BEGIN Stored rows

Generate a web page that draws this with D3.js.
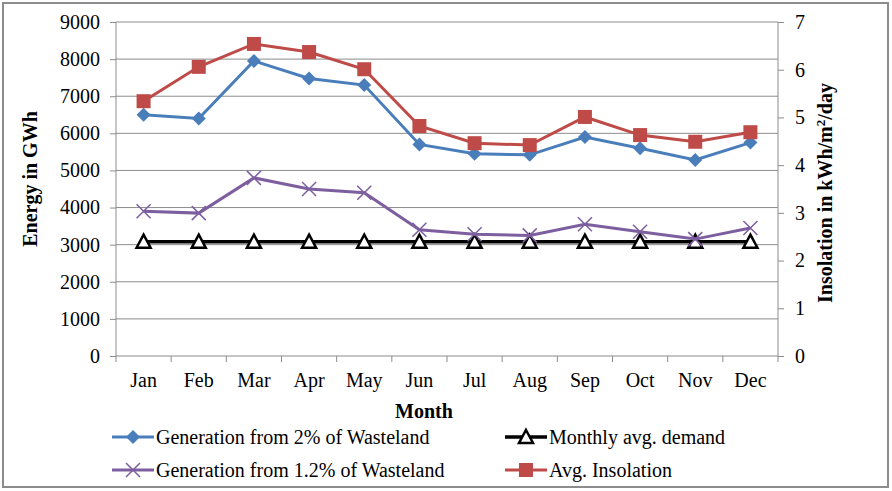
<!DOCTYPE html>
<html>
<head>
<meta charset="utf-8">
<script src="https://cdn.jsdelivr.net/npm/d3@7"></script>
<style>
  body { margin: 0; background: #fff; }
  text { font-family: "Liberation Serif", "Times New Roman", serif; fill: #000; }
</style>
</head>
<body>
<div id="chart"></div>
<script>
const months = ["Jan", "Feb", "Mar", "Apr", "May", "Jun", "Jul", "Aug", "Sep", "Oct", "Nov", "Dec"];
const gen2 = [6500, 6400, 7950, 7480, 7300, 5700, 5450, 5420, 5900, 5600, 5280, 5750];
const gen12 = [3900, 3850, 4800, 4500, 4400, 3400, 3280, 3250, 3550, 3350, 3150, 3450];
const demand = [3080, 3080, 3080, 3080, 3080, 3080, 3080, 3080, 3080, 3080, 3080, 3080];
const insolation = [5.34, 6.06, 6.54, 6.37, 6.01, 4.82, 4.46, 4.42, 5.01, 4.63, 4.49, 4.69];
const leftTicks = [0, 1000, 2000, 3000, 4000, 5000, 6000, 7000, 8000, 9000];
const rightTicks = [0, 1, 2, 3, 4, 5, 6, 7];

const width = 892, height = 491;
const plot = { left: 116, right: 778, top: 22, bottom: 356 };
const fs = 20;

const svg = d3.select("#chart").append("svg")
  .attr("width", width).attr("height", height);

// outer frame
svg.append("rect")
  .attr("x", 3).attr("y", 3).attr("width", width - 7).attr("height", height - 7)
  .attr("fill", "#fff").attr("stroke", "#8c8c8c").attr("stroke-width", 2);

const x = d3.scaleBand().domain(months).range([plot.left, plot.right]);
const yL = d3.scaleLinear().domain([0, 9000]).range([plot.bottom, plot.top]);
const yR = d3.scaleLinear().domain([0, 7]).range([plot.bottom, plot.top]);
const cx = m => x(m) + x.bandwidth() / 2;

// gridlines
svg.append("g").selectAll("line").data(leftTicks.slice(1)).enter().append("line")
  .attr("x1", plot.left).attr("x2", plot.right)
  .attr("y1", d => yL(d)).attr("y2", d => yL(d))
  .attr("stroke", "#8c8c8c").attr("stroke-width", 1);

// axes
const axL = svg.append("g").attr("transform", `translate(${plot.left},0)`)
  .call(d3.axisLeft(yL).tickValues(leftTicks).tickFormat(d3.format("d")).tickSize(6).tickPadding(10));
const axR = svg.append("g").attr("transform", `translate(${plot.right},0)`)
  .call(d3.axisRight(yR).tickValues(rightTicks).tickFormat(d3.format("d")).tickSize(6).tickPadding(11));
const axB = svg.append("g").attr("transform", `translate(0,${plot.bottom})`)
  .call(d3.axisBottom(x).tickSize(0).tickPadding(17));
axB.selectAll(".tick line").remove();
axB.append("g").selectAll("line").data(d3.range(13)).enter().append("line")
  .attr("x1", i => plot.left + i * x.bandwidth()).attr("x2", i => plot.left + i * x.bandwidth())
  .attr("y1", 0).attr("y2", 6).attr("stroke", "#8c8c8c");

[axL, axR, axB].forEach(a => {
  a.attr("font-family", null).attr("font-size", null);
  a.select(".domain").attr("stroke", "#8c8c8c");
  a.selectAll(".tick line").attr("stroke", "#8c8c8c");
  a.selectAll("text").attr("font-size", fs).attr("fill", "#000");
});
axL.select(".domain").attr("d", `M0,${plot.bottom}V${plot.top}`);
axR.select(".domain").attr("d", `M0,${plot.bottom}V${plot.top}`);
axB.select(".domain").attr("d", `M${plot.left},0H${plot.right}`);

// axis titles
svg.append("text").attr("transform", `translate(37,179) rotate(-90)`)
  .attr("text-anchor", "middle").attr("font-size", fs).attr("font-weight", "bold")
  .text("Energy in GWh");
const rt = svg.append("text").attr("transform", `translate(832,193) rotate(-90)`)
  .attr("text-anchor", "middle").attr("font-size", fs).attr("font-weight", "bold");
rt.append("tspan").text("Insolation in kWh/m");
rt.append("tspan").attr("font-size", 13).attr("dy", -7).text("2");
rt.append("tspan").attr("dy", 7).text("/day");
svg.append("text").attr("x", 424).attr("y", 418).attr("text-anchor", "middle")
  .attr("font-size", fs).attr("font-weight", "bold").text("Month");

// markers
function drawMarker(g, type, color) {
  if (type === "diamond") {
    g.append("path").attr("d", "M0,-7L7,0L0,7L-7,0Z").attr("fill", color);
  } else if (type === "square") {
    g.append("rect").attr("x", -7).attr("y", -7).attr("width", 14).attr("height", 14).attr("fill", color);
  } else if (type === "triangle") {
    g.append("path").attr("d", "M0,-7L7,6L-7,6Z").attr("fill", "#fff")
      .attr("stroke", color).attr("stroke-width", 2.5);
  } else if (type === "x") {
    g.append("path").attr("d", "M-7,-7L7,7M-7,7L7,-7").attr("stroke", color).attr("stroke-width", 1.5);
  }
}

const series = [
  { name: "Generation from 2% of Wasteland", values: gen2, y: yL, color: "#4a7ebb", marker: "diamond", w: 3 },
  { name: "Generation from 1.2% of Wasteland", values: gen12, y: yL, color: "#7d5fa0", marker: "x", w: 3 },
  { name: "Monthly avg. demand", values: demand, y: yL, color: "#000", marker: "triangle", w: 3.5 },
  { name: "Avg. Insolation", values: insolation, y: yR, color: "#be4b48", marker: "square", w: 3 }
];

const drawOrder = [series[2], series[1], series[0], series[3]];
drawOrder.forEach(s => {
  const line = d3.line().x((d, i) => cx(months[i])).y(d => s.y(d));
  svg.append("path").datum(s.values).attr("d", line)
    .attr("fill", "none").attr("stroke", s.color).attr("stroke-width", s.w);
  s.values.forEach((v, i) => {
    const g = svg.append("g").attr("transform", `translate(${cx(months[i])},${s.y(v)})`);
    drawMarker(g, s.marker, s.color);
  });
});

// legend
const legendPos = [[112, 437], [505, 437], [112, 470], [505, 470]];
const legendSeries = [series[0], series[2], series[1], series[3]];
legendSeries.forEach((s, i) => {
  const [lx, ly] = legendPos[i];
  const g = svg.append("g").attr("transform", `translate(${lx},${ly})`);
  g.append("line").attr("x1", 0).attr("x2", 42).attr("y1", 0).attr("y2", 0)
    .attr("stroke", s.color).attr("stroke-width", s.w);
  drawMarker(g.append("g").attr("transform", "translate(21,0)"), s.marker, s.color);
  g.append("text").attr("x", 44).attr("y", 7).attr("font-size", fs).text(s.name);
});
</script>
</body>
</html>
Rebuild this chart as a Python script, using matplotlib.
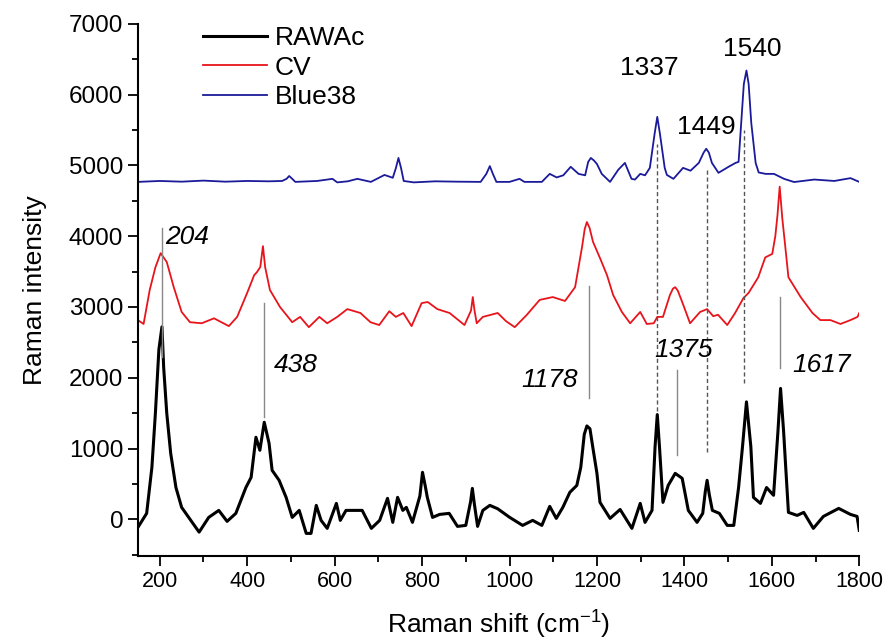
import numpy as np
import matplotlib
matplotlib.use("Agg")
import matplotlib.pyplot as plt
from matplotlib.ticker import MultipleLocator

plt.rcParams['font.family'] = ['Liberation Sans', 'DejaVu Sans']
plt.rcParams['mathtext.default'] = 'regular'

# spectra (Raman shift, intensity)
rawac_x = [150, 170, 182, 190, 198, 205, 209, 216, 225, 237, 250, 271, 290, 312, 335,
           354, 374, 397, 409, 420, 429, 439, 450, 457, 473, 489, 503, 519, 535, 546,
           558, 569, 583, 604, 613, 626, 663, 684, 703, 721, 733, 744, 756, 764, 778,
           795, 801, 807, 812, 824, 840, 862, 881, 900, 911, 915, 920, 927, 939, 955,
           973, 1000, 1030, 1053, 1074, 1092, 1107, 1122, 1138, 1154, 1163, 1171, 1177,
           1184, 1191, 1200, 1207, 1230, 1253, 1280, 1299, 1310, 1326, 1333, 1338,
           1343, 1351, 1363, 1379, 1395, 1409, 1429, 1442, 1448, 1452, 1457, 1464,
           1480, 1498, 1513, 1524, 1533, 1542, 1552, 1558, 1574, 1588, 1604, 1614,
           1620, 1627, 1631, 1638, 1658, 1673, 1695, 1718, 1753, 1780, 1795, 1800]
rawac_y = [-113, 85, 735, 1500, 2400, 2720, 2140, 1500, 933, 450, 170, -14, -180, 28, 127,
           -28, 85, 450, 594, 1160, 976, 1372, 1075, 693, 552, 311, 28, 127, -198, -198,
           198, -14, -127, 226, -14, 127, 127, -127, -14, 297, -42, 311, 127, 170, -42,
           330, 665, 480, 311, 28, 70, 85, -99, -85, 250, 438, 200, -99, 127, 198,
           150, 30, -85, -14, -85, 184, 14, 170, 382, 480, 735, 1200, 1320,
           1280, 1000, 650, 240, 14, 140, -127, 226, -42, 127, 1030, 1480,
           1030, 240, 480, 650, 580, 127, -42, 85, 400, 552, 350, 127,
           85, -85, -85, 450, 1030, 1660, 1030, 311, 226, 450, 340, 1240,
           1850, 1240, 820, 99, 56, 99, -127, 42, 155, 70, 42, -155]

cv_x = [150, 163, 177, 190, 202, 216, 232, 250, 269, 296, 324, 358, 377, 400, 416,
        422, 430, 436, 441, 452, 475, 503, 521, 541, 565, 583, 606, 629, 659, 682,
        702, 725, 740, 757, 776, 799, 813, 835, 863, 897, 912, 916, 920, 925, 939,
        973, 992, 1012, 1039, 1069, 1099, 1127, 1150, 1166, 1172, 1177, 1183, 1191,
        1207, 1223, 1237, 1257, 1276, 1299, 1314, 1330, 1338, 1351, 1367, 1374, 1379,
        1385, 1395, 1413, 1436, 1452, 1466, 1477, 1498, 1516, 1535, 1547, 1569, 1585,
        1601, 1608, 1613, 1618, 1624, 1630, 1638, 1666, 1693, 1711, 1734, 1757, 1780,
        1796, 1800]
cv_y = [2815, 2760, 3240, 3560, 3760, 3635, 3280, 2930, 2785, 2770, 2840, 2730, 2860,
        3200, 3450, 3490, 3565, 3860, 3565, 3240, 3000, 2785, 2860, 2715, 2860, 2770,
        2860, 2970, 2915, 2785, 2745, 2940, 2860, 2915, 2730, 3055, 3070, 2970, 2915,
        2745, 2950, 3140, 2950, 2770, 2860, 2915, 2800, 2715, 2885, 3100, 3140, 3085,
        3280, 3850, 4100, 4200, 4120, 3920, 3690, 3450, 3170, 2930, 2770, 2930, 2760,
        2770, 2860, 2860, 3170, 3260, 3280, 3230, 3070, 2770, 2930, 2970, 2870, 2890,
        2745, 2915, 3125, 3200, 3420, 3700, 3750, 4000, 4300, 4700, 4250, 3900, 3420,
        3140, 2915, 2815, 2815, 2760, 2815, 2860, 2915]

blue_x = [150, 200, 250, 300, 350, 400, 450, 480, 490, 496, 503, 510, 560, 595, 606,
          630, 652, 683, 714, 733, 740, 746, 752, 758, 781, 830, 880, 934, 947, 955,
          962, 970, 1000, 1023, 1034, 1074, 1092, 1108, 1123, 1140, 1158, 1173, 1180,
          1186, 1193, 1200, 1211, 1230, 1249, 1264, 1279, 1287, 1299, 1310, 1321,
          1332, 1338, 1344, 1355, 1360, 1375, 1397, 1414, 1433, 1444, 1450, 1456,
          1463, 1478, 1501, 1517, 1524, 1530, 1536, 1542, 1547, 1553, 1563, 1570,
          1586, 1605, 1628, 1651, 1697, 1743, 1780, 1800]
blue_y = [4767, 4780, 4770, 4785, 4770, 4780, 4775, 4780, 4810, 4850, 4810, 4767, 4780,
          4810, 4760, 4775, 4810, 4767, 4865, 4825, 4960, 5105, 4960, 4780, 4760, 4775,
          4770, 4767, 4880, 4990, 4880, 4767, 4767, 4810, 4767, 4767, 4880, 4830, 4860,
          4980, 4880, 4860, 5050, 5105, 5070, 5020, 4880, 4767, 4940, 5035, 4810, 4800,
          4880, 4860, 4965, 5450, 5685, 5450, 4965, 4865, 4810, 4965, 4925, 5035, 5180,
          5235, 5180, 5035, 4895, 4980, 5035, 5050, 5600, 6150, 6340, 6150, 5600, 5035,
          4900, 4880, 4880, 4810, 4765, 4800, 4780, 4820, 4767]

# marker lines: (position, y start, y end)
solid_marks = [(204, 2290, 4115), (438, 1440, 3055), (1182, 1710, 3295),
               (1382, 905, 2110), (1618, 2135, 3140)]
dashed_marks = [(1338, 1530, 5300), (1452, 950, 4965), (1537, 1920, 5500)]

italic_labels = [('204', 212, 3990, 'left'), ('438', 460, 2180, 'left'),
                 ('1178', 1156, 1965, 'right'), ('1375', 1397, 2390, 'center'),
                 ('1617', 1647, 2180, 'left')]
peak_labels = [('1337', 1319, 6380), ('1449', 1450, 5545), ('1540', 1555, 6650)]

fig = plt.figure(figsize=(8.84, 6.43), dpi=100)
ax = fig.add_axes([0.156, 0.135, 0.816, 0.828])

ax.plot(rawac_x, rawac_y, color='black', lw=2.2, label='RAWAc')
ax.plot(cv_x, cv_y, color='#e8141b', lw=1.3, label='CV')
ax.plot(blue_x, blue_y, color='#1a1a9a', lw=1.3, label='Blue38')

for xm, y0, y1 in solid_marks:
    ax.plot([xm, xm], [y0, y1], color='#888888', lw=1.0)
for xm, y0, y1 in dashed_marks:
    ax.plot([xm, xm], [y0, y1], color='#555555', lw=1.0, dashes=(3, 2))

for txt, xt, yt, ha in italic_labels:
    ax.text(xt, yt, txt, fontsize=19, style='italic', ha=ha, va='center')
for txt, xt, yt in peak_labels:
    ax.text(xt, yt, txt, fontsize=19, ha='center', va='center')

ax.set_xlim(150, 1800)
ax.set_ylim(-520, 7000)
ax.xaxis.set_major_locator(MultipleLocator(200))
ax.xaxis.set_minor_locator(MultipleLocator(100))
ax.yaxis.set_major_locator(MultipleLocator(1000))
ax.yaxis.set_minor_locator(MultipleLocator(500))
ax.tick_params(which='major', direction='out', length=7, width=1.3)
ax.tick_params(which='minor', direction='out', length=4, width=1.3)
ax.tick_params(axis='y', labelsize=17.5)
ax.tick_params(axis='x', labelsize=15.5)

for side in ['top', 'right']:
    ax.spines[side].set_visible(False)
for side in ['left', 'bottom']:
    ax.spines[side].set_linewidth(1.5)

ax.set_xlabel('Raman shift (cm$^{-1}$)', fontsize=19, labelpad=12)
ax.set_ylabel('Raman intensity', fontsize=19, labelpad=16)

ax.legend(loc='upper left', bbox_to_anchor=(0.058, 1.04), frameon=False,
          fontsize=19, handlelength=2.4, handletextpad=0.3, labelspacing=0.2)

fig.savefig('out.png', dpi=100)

END Stored rows

### Task description
Lines from the one with "Rebuild this chart" through the one with "plt.rcParams['mathtext.default'] = 'regular'" are the only ones to quote. Quote them exactly and leave out pictures.

### Response below
Rebuild this chart as a Python script, using matplotlib.
import numpy as np
import matplotlib
matplotlib.use("Agg")
import matplotlib.pyplot as plt
from matplotlib.ticker import MultipleLocator

plt.rcParams['font.family'] = ['Liberation Sans', 'DejaVu Sans']
plt.rcParams['mathtext.default'] = 'regular'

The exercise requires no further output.